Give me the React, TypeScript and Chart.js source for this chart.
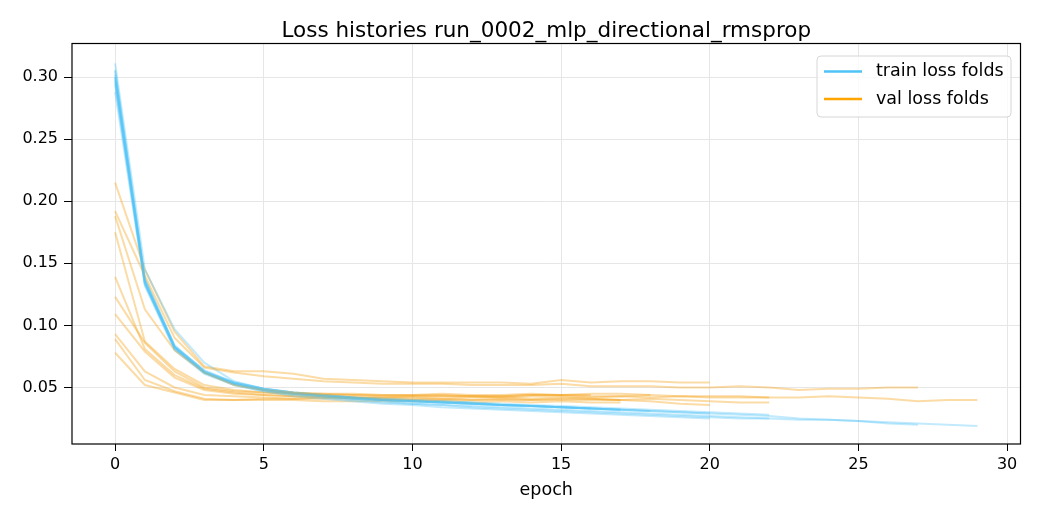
import { useEffect, useRef } from "react";
import { Chart, registerables } from "chart.js";

Chart.register(...registerables);

const TITLE = "Loss histories run_0002_mlp_directional_rmsprop";
const X_LABEL = "epoch";
const X_TICKS = [0, 5, 10, 15, 20, 25, 30];
const Y_TICKS = [0.05, 0.1, 0.15, 0.2, 0.25, 0.3];
const LEGEND_LABELS = ["train loss folds", "val loss folds"];

// one array per fold, index = epoch
const trainFolds: number[][] = [
  [0.300, 0.134, 0.081, 0.062, 0.053, 0.048, 0.045, 0.043, 0.041, 0.039, 0.037, 0.036, 0.035, 0.034, 0.033, 0.032, 0.031, 0.030, 0.029, 0.028, 0.027, 0.026, 0.025, 0.024, 0.024, 0.023, 0.022, 0.021, 0.020, 0.019],
  [0.305, 0.136, 0.083, 0.063, 0.054, 0.049, 0.046, 0.044, 0.042, 0.040, 0.039, 0.038, 0.037, 0.036, 0.035, 0.034, 0.033, 0.032, 0.031, 0.030, 0.029, 0.028, 0.027, 0.025, 0.024, 0.023, 0.021, 0.020],
  [0.296, 0.133, 0.082, 0.062, 0.052, 0.047, 0.044, 0.042, 0.040, 0.038, 0.037, 0.036, 0.034, 0.033, 0.032, 0.031, 0.030, 0.029, 0.028, 0.027, 0.026, 0.025, 0.025],
  [0.311, 0.145, 0.097, 0.070, 0.055, 0.049, 0.046, 0.044, 0.042, 0.041, 0.040, 0.039, 0.038, 0.037, 0.036, 0.035, 0.034, 0.033, 0.032, 0.031, 0.030, 0.029, 0.028],
  [0.298, 0.135, 0.083, 0.064, 0.054, 0.049, 0.046, 0.044, 0.042, 0.040, 0.039, 0.038, 0.037, 0.036, 0.035, 0.034, 0.033, 0.032, 0.031, 0.030, 0.029],
  [0.288, 0.132, 0.080, 0.061, 0.052, 0.047, 0.043, 0.041, 0.039, 0.037, 0.036, 0.034, 0.033, 0.032, 0.031, 0.030, 0.029, 0.028, 0.027, 0.026, 0.025],
  [0.302, 0.137, 0.084, 0.063, 0.053, 0.048, 0.045, 0.043, 0.041, 0.040, 0.039, 0.038, 0.037, 0.036, 0.035, 0.034, 0.033, 0.032, 0.031],
  [0.294, 0.134, 0.082, 0.062, 0.053, 0.048, 0.045, 0.043, 0.041, 0.040, 0.039, 0.038, 0.037, 0.036, 0.035, 0.034, 0.033, 0.032],
  [0.306, 0.138, 0.083, 0.063, 0.054, 0.049, 0.046, 0.044, 0.042, 0.041, 0.040, 0.039, 0.038, 0.036, 0.035, 0.034, 0.033, 0.032],
  [0.300, 0.135, 0.082, 0.062, 0.053, 0.048, 0.045, 0.043, 0.042, 0.040, 0.039, 0.038, 0.037, 0.036, 0.035, 0.034, 0.033],
];

const valFolds: number[][] = [
  [0.188, 0.113, 0.080, 0.062, 0.052, 0.048, 0.046, 0.045, 0.045, 0.044, 0.044, 0.044, 0.043, 0.043, 0.044, 0.044, 0.043, 0.043, 0.044, 0.043, 0.043, 0.043, 0.042, 0.042, 0.043, 0.042, 0.041, 0.039, 0.040, 0.040],
  [0.192, 0.140, 0.090, 0.066, 0.062, 0.059, 0.057, 0.055, 0.054, 0.053, 0.053, 0.053, 0.052, 0.052, 0.052, 0.053, 0.051, 0.051, 0.051, 0.050, 0.050, 0.051, 0.050, 0.048, 0.049, 0.049, 0.050, 0.050],
  [0.175, 0.087, 0.065, 0.052, 0.048, 0.046, 0.045, 0.044, 0.044, 0.043, 0.043, 0.043, 0.043, 0.042, 0.043, 0.043, 0.042, 0.043, 0.042, 0.043, 0.042, 0.042, 0.042],
  [0.139, 0.081, 0.060, 0.049, 0.046, 0.044, 0.043, 0.042, 0.042, 0.041, 0.041, 0.041, 0.040, 0.041, 0.040, 0.041, 0.041, 0.040, 0.041, 0.040, 0.039, 0.038, 0.038],
  [0.215, 0.145, 0.095, 0.067, 0.063, 0.063, 0.061, 0.057, 0.056, 0.055, 0.054, 0.054, 0.054, 0.054, 0.053, 0.056, 0.054, 0.055, 0.055, 0.054, 0.054],
  [0.109, 0.079, 0.058, 0.048, 0.045, 0.044, 0.043, 0.043, 0.042, 0.042, 0.042, 0.041, 0.042, 0.042, 0.041, 0.042, 0.041, 0.040, 0.039, 0.037, 0.036],
  [0.123, 0.086, 0.063, 0.050, 0.047, 0.046, 0.045, 0.045, 0.044, 0.044, 0.044, 0.045, 0.044, 0.044, 0.045, 0.044, 0.045, 0.045, 0.044],
  [0.093, 0.063, 0.050, 0.044, 0.043, 0.042, 0.041, 0.041, 0.041, 0.040, 0.040, 0.040, 0.040, 0.040, 0.040, 0.040, 0.040, 0.040],
  [0.089, 0.056, 0.047, 0.041, 0.040, 0.040, 0.040, 0.039, 0.039, 0.039, 0.039, 0.039, 0.038, 0.039, 0.038, 0.039, 0.038, 0.038],
  [0.078, 0.052, 0.046, 0.040, 0.040, 0.041, 0.041, 0.042, 0.042, 0.042, 0.043, 0.043, 0.043, 0.043, 0.044, 0.044, 0.044],
];

const TRAIN_COLOR = "#4fc3f7";
const VAL_COLOR = "#ffa500";
const TRAIN_FOLD = "rgba(79,195,247,0.35)";
const VAL_FOLD = "rgba(245,160,20,0.38)";
const FONT = "'DejaVu Sans', sans-serif";

const overlay = {
  id: "overlay",
  afterDatasetsDraw(chart: Chart) {
    const { ctx, chartArea: a } = chart;
    ctx.save();
    // axes frame
    ctx.strokeStyle = "#000";
    ctx.lineWidth = 1.2;
    ctx.strokeRect(a.left, a.top, a.right - a.left, a.bottom - a.top);

    ctx.fillStyle = "#000";
    ctx.textAlign = "center";
    ctx.textBaseline = "alphabetic";
    ctx.font = `21.5px ${FONT}`;
    ctx.fillText(TITLE, (a.left + a.right) / 2, 37);
    ctx.font = `17.5px ${FONT}`;
    ctx.fillText(X_LABEL, (a.left + a.right) / 2, 495);

    // legend
    const bx = 817, by = 56, bw = 194, bh = 61, r = 4;
    ctx.beginPath();
    ctx.moveTo(bx + r, by);
    ctx.arcTo(bx + bw, by, bx + bw, by + bh, r);
    ctx.arcTo(bx + bw, by + bh, bx, by + bh, r);
    ctx.arcTo(bx, by + bh, bx, by, r);
    ctx.arcTo(bx, by, bx + bw, by, r);
    ctx.closePath();
    ctx.fillStyle = "rgba(255,255,255,0.8)";
    ctx.fill();
    ctx.strokeStyle = "#d6d6d6";
    ctx.lineWidth = 1;
    ctx.stroke();

    const colors = [TRAIN_COLOR, VAL_COLOR];
    LEGEND_LABELS.forEach((label, i) => {
      const y = 71.5 + i * 27.5;
      ctx.strokeStyle = colors[i];
      ctx.lineWidth = 2.5;
      ctx.beginPath();
      ctx.moveTo(824, y);
      ctx.lineTo(862, y);
      ctx.stroke();
      ctx.fillStyle = "#000";
      ctx.textAlign = "left";
      ctx.textBaseline = "middle";
      ctx.font = `17.5px ${FONT}`;
      ctx.fillText(label, 876, y);
    });
    ctx.restore();
  },
};

export default function App() {
  const canvasRef = useRef<HTMLCanvasElement>(null);
  const chartRef = useRef<Chart | null>(null);

  useEffect(() => {
    if (!canvasRef.current) return;
    if (chartRef.current) chartRef.current.destroy();

    const datasets: any[] = [];
    trainFolds.forEach((fold, i) => {
      datasets.push({
        label: `train fold ${i}`,
        data: fold.map((y, x) => ({ x, y })),
        borderColor: TRAIN_FOLD,
        borderWidth: 2,
        pointRadius: 0,
        fill: false,
      });
      datasets.push({
        label: `val fold ${i}`,
        data: valFolds[i].map((y, x) => ({ x, y })),
        borderColor: VAL_FOLD,
        borderWidth: 2,
        pointRadius: 0,
        fill: false,
      });
    });

    const tickFont = { family: FONT, size: 16 };

    chartRef.current = new Chart(canvasRef.current, {
      type: "line",
      data: { datasets },
      options: {
        animation: false,
        responsive: true,
        maintainAspectRatio: false,
        layout: { padding: { top: 43.5, right: 19.5, left: 0, bottom: 0 } },
        plugins: {
          legend: { display: false },
          title: { display: false },
          tooltip: { enabled: false },
        },
        scales: {
          x: {
            type: "linear",
            min: -1.45,
            max: 30.45,
            afterBuildTicks: (s: any) => {
              s.ticks = X_TICKS.map((value) => ({ value }));
            },
            afterFit: (s: any) => {
              s.height = 76;
            },
            ticks: {
              color: "#000",
              font: tickFont,
              padding: 4,
              autoSkip: false,
              maxRotation: 0,
              callback: (v: any) => String(v),
            },
            grid: { color: "#e6e6e6", tickColor: "#000", tickLength: 7, lineWidth: 1 },
            border: { display: false },
          },
          y: {
            type: "linear",
            min: 0.0045,
            max: 0.327,
            afterBuildTicks: (s: any) => {
              s.ticks = Y_TICKS.map((value) => ({ value }));
            },
            afterFit: (s: any) => {
              s.width = 72;
            },
            ticks: {
              color: "#000",
              font: tickFont,
              padding: 6,
              autoSkip: false,
              callback: (v: any) => Number(v).toFixed(2),
            },
            grid: { color: "#e6e6e6", tickColor: "#000", tickLength: 8, lineWidth: 1 },
            border: { display: false },
          },
        },
      },
      plugins: [overlay],
    });

    return () => {
      if (chartRef.current) {
        chartRef.current.destroy();
        chartRef.current = null;
      }
    };
  }, []);

  return (
    <div style={{ position: "fixed", left: 0, top: 0, width: 1040, height: 520, background: "#fff" }}>
      <canvas ref={canvasRef} />
    </div>
  );
}
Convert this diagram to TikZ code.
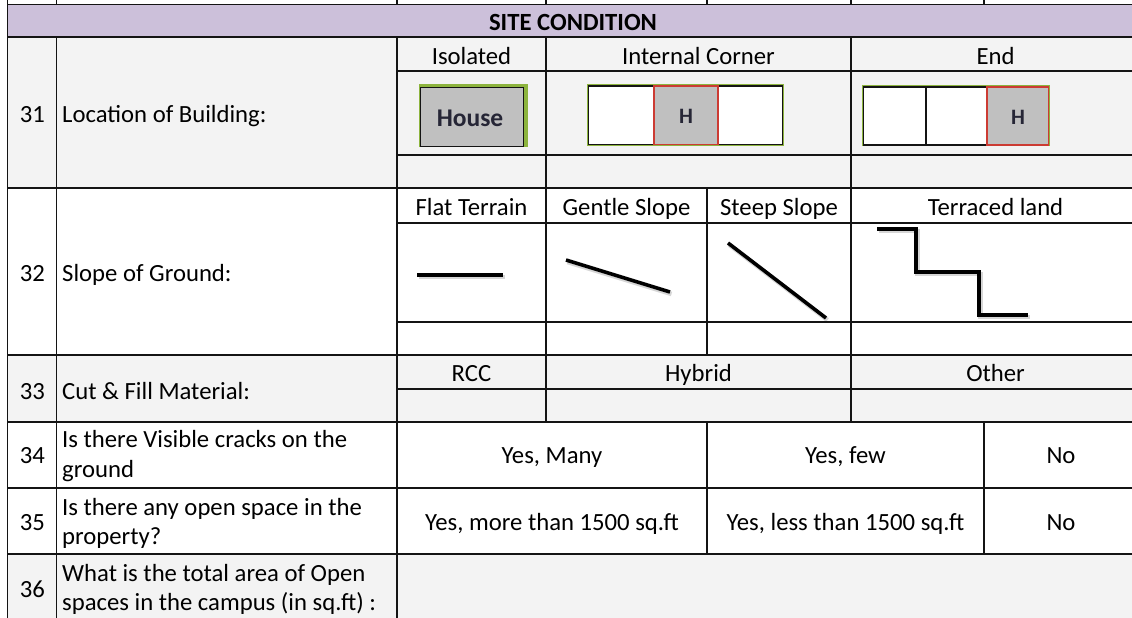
####
=== AIM ===
Copy the lines from the entries above in which the word "this" appears.

=== SOLUTION TO THE PROBLEM ===
Give me the React, TypeScript and Chart.js source for this chart.
Convert this diagram to TikZ code.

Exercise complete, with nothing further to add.